Anggota Komisi XI DPR RI, Thoriq Majiddanor, menyoroti pentingnya koordinasi lintas otoritas untuk menjaga stabilitas ekonomi nasional di tengah tekanan global dan gejolak pasar yang meningkat.
Dalam keterangannya, Rabu (9/4/2025), Thoriq menyebut, penurunan IHSG pada perdagangan 8 April 2025 sebesar 9,19 persen atau 598,55 poin hingga menyentuh level 5.912,06, menjadi sinyal kuat atas rentannya pasar terhadap tekanan eksternal dan internal.
Kondisi ini bahkan memicu aktivasi trading halt selama 30 menit untuk mencegah kepanikan yang lebih luas.
“Penurunan IHSG yang signifikan mencerminkan dinamika pasar yang kompleks dan tantangan ekonomi global yang sedang berlangsung,” ujar Thoriq.
Legislator dari Dapil Jawa Timur X itu menegaskan, gejolak pasar saham saat ini tidak bisa hanya disalahkan pada isu domestik.
Menurutnya, kebijakan tarif impor dari Amerika Serikat sebesar 32 persen terhadap produk Indonesia turut memberikan tekanan signifikan.
Di saat yang sama, defisit anggaran negara masih dalam batas wajar, yaitu Rp104,2 triliun atau 0,43 persen dari Produk Domestik Bruto (PDB).
Thoriq, yang juga dikenal dengan sapaan Jiddan, memuji langkah pemerintah yang telah melakukan diplomasi ekonomi dengan Washington.
Lalu penyesuaian ekspor minyak sawit mentah (CPO), serta intervensi aktif Bank Indonesia dalam pasar valuta asing.
Ketiga hal ini dinilai penting sebagai bentuk mitigasi terhadap dampak guncangan eksternal.
“Penurunan IHSG tentu dapat menggoyahkan kepercayaan investor dan memicu arus keluar modal. Namun, secara fundamental, sistem keuangan kita masih kuat.”
“Cadangan devisa per Maret di atas US$135 miliar, dan CAR perbankan di atas 24 persen,” katanya.
Kondisi nilai tukar rupiah yang terdepresiasi hingga menyentuh Rp16.850 per dolar AS pun ikut menjadi perhatian.
Thoriq mendesak agar dilakukan sinergi kebijakan moneter dan fiskal secara simultan untuk menstabilkan mata uang nasional.
Tak hanya menyentuh sektor makro, Komisi XI DPR RI juga mendorong penguatan sistemik di pasar modal.
“Kami mendukung trading halt otomatis dan relaksasi batasan auto-rejection. Kami juga mendorong OJK memperluas literasi keuangan dan memperkuat perlindungan investor,” paparnya.

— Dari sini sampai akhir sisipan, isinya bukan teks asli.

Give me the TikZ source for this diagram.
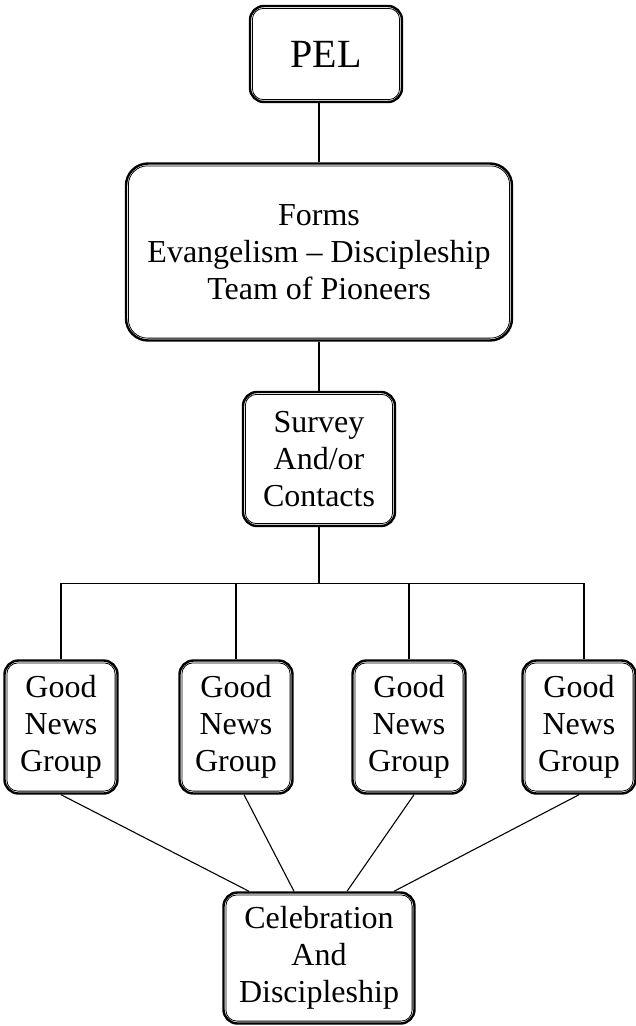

Jiddan menilai bahwa komunikasi kebijakan dari lembaga negara perlu diperkuat untuk menenangkan psikologi pasar.
Ia menekankan bahwa narasi yang tepat dan akurat dari otoritas bisa menjadi penyeimbang di tengah kekhawatiran yang meluas.
“Komunikasi yang jelas dari otoritas bisa mencegah sentimen negatif yang berlebihan. Ini saatnya semua pihak bersatu menjaga stabilitas dan menarik kembali kepercayaan investor,” tegasnya.